Algebraic geometry is a field of mathematics which combines two different branches of study, specifically algebra and linear algebra. Algebra and linear algebra can be defined as (1):

__Algebra:__ A field of mathematics which analyzes polynomial equations using letters and symbols to represent unknown values.

__Linear Algebra:__ The investigation of a system of linear equations using several variables.

Thus, algebraic geometry uses several variables for systems of polynomial equations. Algebraic geometry does not necessarily aim to solve these equations, but rather formulate statements about the geometric structure for the set of solutions belonging to these polynomial equations (algebraic varieties). When studying algebraic geometry, polynomial equations can be of various degrees (denoted as* d*). Polynomial equations of several variables are investigated to discover what their geometric structure might be.

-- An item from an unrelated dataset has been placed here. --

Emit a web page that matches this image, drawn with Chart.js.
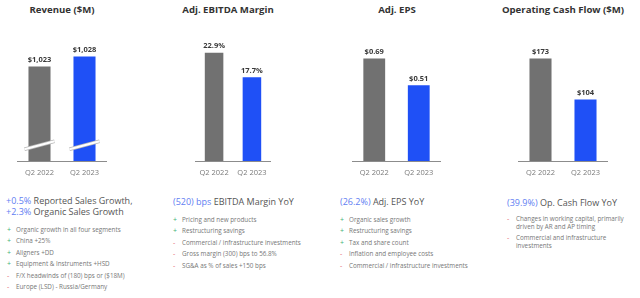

Algebraic geometry is a rather abstract field of mathematics. It is a field which involves a lot of both algebra and geometry, although for a beginner, it may initially seem to be more “algebra heavy”. Algebraic geometry allows for two-dimensional shapes to be defined in three dimensions. For example, if a set of points defined as (x,y,z) satisfy a particular equation, such as x^{2}y^{2} + z^{2} – 3 = 0, this can be translated into a 3-D shape.

In mathematics today, algebraic geometry is often utilized when studying higher complexity math problems related to geometry in other fields. Thus, developing an understanding of algebraic geometry is necessary for multiple fields of mathematics.